Sarah Deaves has certainly done her apprenticeship. The chief executive of Coutts started her career at former owner NatWest manually printing the chequebooks and even had a spell as a teller behind the counter in the Bloomsbury branch.

‘There was one day when I realised everybody had pulled their shutters down, and I was the only one serving. Then the fishmonger arrived in front of me, with his money covered in scales, and I quickly learned why,’ she recalls.

‘I must admit that I did then think ‘where is the international banking career that they mentioned in the brochure?’’

Deaves, 44, joined the Fast Track graduate trainee scheme at NatWest after gaining an MA in geography at St John’s College, Oxford.

‘I loved geography. It was very varied. You could do everything from surveying, which was very mathematical, to humanist anthropology and in between look at rainforests and glaciers,’ she explains.

‘But I wanted a career that had stopping points that might allow me to grow and develop. I wanted something with a lot of variety. I investigated the banks and realised they had a lot of careers within them, although the uninitiated person might think it was just the branch bank and a counter.’

Deaves describes her career at NatWest, and subsequently Royal Bank of Scotland, as ‘a path with huge variety that has weaved around, but there is structure to it and different levels at which you break off and start to specialise’.

“There was one day when I realised… I was the only one serving. Then the fish monger arrived with his money covered in scales.”

Deaves, a mother of two small children, admits her promotion in 2002 came at a time when women were, in general, holding more senior positions in many industries. She sees this as a reflection of changing times, and also the trailblazing attitudes of her predecessors.

‘It was the women who joined banking five or six years before me that made the real waves. They made a path and we have been able to take advantage of that,’ she explains. ‘They were the first group of women who were really able to make significant career shifts and come back after children.’

‘The economics are increasingly compelling. There is a scarcity of talent and the fight for that talent is enormous. Why not try to hold onto people once you find them? You have spent a lot of money investing in them.’

Deaves believes technology is playing its part to help professional women balance work and family life. ‘The whole idea of being in the office from 9 to 5 is now radically out of date. Technology allows us to move about and has created new ways of working,’ she adds.

‘My attitude to both women and men, looking to work flexible hours is ‘look, you are a very capable person and available to us. Sort out what home life is, and then we will try our best to work with that.’’

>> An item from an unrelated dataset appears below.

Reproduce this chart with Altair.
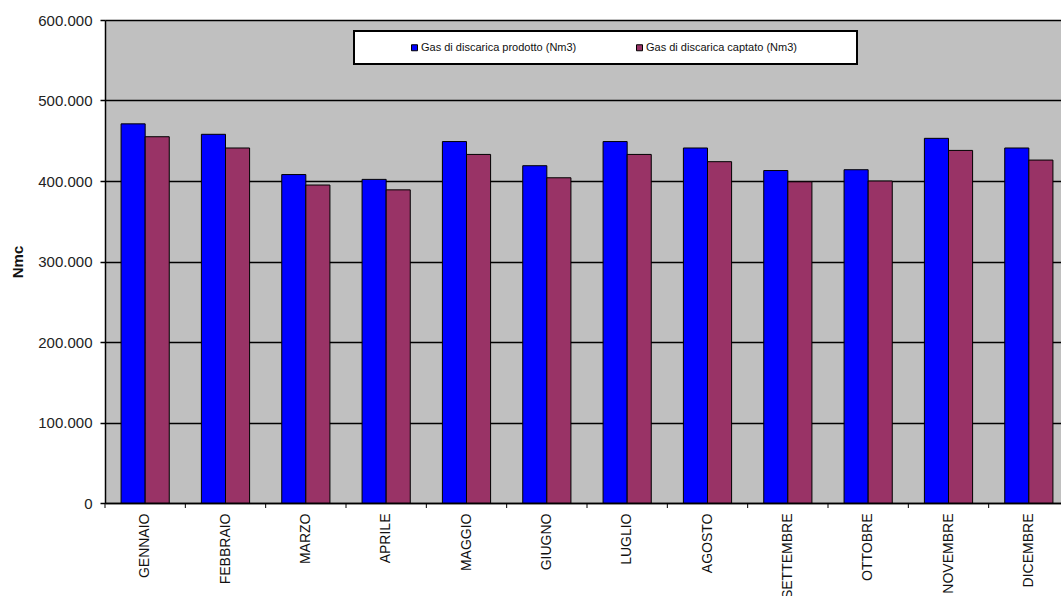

She adds: ‘We would never say ‘Great! You’re female. You’re in!’ Unless the woman is the right person for the job, she won’t do well and that doesn’t help anybody.’

But Deaves is aware that as the first chief executive of Coutts (although two generations of women did own and front the bank for 70 years during the 19th century), she is a role model.

‘I am not a trailblazer. But if you are the first one, you can’t escape setting the tone for how people see ‘women’ performing in that role. It is a responsibility. But I just aim to do the job well and in my own style. And that hopefully should mean other women will be given the opportunity too.’